A Verditer Flycatcher in the distance
Then it decided to come closer and give me some great close up photos. That made me forget all about the disappointment of missing the Scimitar Babbler.
A verditer flycatcher poses for the camera
It was now getting dark and our time at Makku farms was coming to an end for the day. We finally decided to take Bharat’s offer of having good tea at the shop and returned to the road. We saw a streaked Laughing Thrush feeding near the road and took a few photos before sitting down for our evening tea/coffee.
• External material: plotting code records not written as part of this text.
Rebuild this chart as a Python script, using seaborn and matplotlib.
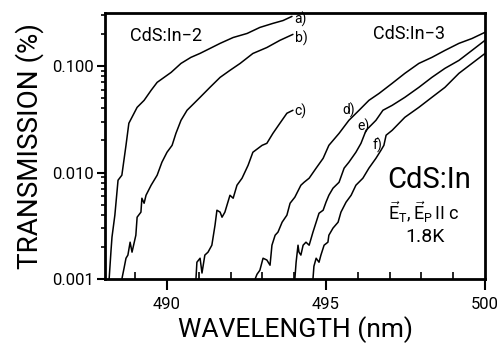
import numpy as np
import pandas as pd
import matplotlib
matplotlib.use("Agg")
import matplotlib.pyplot as plt
import matplotlib.ticker as mticker
import seaborn as sns

# curves: wavelength (nm) and transmission (%)
wl_a = [488.18, 488.24, 488.27, 488.36, 488.46, 488.58, 488.71, 488.80, 489.06, 489.28,
        489.50, 489.69, 489.91, 490.13, 490.44, 490.75, 491.04, 491.35, 491.67, 492.08,
        492.52, 492.92, 493.33, 493.65, 493.93]
tr_a = [0.0010, 0.00187, 0.00248, 0.00398, 0.00847, 0.00944, 0.0180, 0.0290, 0.0409, 0.0476,
        0.0591, 0.0702, 0.0782, 0.0871, 0.1057, 0.1204, 0.1313, 0.146, 0.163, 0.185,
        0.202, 0.230, 0.251, 0.267, 0.292]

wl_b = [488.58, 488.65, 488.71, 488.77, 488.84, 488.90, 489.02, 489.06, 489.18, 489.21,
        489.28, 489.34, 489.50, 489.69, 489.84, 490.00, 490.16, 490.28, 490.44, 490.63,
        490.85, 491.04, 491.35, 491.67, 491.98, 492.30, 492.70, 493.14, 493.55, 493.96]
tr_b = [0.0010, 0.00127, 0.00157, 0.00168, 0.00222, 0.00179, 0.00258, 0.00381, 0.00425, 0.00574,
        0.00515, 0.00612, 0.0076, 0.00944, 0.0125, 0.0155, 0.0180, 0.0233, 0.0309, 0.0384,
        0.0446, 0.0508, 0.0630, 0.0782, 0.0910, 0.1057, 0.131, 0.149, 0.174, 0.198]

wl_c = [490.91, 490.94, 491.04, 491.10, 491.19, 491.29, 491.41, 491.51, 491.57, 491.67,
        491.73, 491.82, 491.98, 492.08, 492.20, 492.36, 492.45, 492.55, 492.70, 492.99,
        493.14, 493.33, 493.55, 493.77, 493.96]
tr_c = [0.0010, 0.00144, 0.00157, 0.00114, 0.00168, 0.00179, 0.00208, 0.00321, 0.00443, 0.00425,
        0.00381, 0.00425, 0.00612, 0.00574, 0.0076, 0.00885, 0.0101, 0.0117, 0.0155, 0.0180,
        0.0188, 0.0233, 0.0290, 0.0360, 0.0384]

wl_d = [492.77, 492.83, 492.92, 493.02, 493.14, 493.24, 493.30, 493.40, 493.49, 493.62,
        493.77, 493.87, 494.02, 494.21, 494.31, 494.47, 494.69, 494.91, 495.09, 495.41,
        495.72, 496.04, 496.35, 496.67, 497.08, 497.48, 497.92, 498.33, 498.74, 499.18,
        499.59, 500.0]
tr_d = [0.0010, 0.00111, 0.00121, 0.00157, 0.00151, 0.00135, 0.00208, 0.00258, 0.00276, 0.00342,
        0.00398, 0.00515, 0.00587, 0.0076, 0.0081, 0.00885, 0.0110, 0.0136, 0.0180, 0.0233,
        0.0309, 0.0384, 0.0476, 0.0553, 0.0687, 0.0853, 0.1057, 0.1204, 0.140, 0.163,
        0.181, 0.207]

wl_e = [494.02, 494.06, 494.12, 494.15, 494.21, 494.28, 494.37, 494.47, 494.59, 494.69,
        494.78, 494.91, 495.00, 495.09, 495.22, 495.41, 495.57, 495.72, 495.94, 496.10,
        496.26, 496.57, 496.79, 497.08, 497.48, 497.92, 498.33, 498.74, 499.18, 499.59,
        500.0]
tr_e = [0.0010, 0.00144, 0.00208, 0.00179, 0.00168, 0.00208, 0.00222, 0.00208, 0.00276, 0.00342,
        0.00415, 0.00443, 0.00527, 0.00612, 0.00713, 0.0081, 0.0110, 0.0125, 0.0155, 0.0188,
        0.0249, 0.0309, 0.0384, 0.0427, 0.0508, 0.0630, 0.0782, 0.0950, 0.1128, 0.140,
        0.174]

wl_f = [494.59, 494.62, 494.69, 494.78, 494.84, 494.94, 495.06, 495.09, 495.22, 495.38,
        495.47, 495.63, 495.79, 495.94, 496.16, 496.35, 496.57, 496.73, 496.82, 496.89,
        497.08, 497.48, 497.92, 498.33, 498.74, 499.18, 499.59, 500.0]
tr_f = [0.0010, 0.00132, 0.00157, 0.00144, 0.00168, 0.00208, 0.00222, 0.00258, 0.00301, 0.00342,
        0.00425, 0.00527, 0.00612, 0.0076, 0.00885, 0.0110, 0.0136, 0.0162, 0.0180, 0.0224,
        0.0249, 0.0330, 0.0409, 0.0508, 0.0630, 0.0853, 0.1057, 0.131]

curve_names = ['a)', 'b)', 'c)', 'd)', 'e)', 'f)']
ytick_vals = [0.001, 0.01, 0.1]
ytick_labels = ['0.001', '0.010', '0.100']
xtick_vals = [490, 495, 500]

frames = []
for name, wl, tr in zip(curve_names,
                        [wl_a, wl_b, wl_c, wl_d, wl_e, wl_f],
                        [tr_a, tr_b, tr_c, tr_d, tr_e, tr_f]):
    frames.append(pd.DataFrame({'wl': wl, 'tr': tr, 'curve': name}))
df = pd.concat(frames, ignore_index=True)

sns.set_style('ticks')
plt.rcParams['font.family'] = ['Roboto', 'DejaVu Sans']
plt.rcParams['text.color'] = 'black'
plt.rcParams['axes.labelcolor'] = 'black'
plt.rcParams['xtick.color'] = 'black'
plt.rcParams['ytick.color'] = 'black'
plt.rcParams['mathtext.fontset'] = 'custom'
plt.rcParams['mathtext.rm'] = 'Roboto'
plt.rcParams['mathtext.it'] = 'Roboto'

fig = plt.figure(figsize=(5, 3.48), dpi=100)
ax = fig.add_axes([0.21, 0.198, 0.76, 0.765])

sns.lineplot(data=df, x='wl', y='tr', hue='curve', units='curve', estimator=None,
             sort=False, palette=['black'] * 6, legend=False, lw=1.1, ax=ax)

ax.set_yscale('log')
ax.set_xlim(488.05, 500)
ax.set_ylim(0.001, 0.315)

ax.set_yticks(ytick_vals)
ax.set_yticklabels(ytick_labels)
ax.yaxis.set_minor_locator(mticker.LogLocator(base=10, subs=np.arange(2, 10)))
ax.yaxis.set_minor_formatter(mticker.NullFormatter())
ax.set_xticks(xtick_vals)
ax.set_xticklabels([str(v) for v in xtick_vals])
ax.xaxis.set_minor_locator(mticker.MultipleLocator(1))

ax.tick_params(axis='y', which='major', direction='out', length=6, width=1.5, labelsize=12, pad=2)
ax.tick_params(axis='y', which='minor', direction='out', length=3, width=1.2)
ax.tick_params(axis='x', which='major', direction='out', length=8, width=1.5, labelsize=12, pad=5)
ax.tick_params(axis='x', which='minor', direction='in', length=5, width=1.2)

for sp in ax.spines.values():
    sp.set_linewidth(2)
    sp.set_color('black')

ax.set_xlabel('WAVELENGTH (nm)', fontsize=19, labelpad=3)
ax.set_ylabel('TRANSMISSION (%)', fontsize=20, labelpad=6)

# curve labels
label_pos = [(494.21, 0.274), (494.21, 0.181), (494.21, 0.0376),
             (495.72, 0.0384), (496.19, 0.0272), (496.63, 0.018)]
for name, (x, y) in zip(curve_names, label_pos):
    ax.text(x, y, name, fontsize=10, ha='center', va='center')

ax.text(0.066, 0.914, 'CdS:In\u22122', transform=ax.transAxes, fontsize=13, va='center')
ax.text(0.705, 0.92, 'CdS:In\u22123', transform=ax.transAxes, fontsize=13, va='center')
ax.text(0.742, 0.372, 'CdS:In', transform=ax.transAxes, fontsize=21, va='center')
ax.text(0.745, 0.252, r'$\vec{\mathrm{E}}_\mathrm{T},\vec{\mathrm{E}}_\mathrm{P}\,$II c',
        transform=ax.transAxes, fontsize=13, va='center')
ax.text(0.842, 0.158, '1.8K', transform=ax.transAxes, fontsize=14, va='center', ha='center')

fig.savefig('out.png', dpi=100)
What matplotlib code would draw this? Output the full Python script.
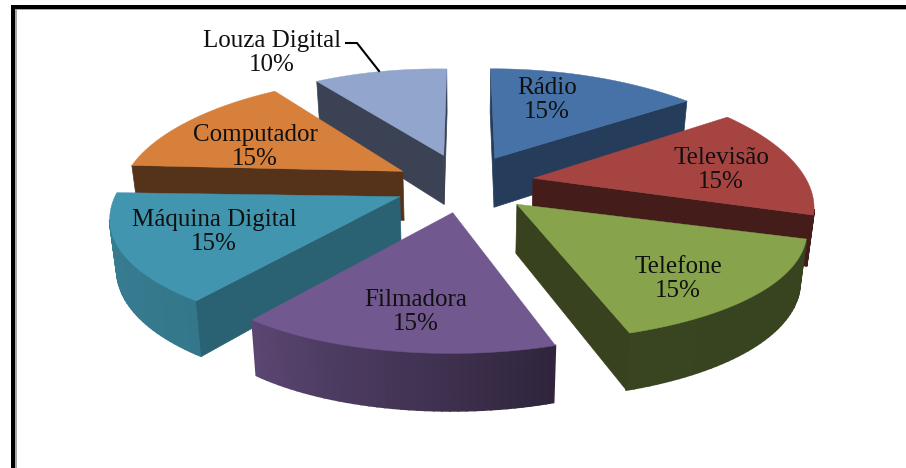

With the setting sun at Makku farms
A Streaked Laughing Thrush feeds near the road
We sat in the gallery that the shop had overlooking the farms and enjoyed a hot cup of coffee and some biscuits ( Obviously Bharat enjoyed his real milk tea!) while watching the sun set. We were joined by the local canine who came in search for a few biscuits (but would be fed the entire packet). He would become our regular companion whenever we returned to Makku farms often coming running from a fair distance along with his much more restrained companion in tow as soon as he saw us near the shop.
The brilliant colours of dusk at Makku farms
Our canine friend from Makku farms
His much more reticent companion
After the first time the subsequent visits to Makku farms became less about birding & more about meeting the dogs, feeding them , and obviously having tea and coffee. We would have some other notable sightings near the Makku Farms when we visited it again but the sighting we would look forward to was our friend galloping towards us when he realised we were there. We have always had the pleasure of meeting some very affectionate dogs in our travels and we added one more to the list of dogs we will fondly remember when we think back to our times at a particular place.
It was as much about the petting as about getting fed!
We would visit more birding hot spots in the region including a time close to the Mandakini River at Kakragad. But that is topic for another post, some other time, some other day.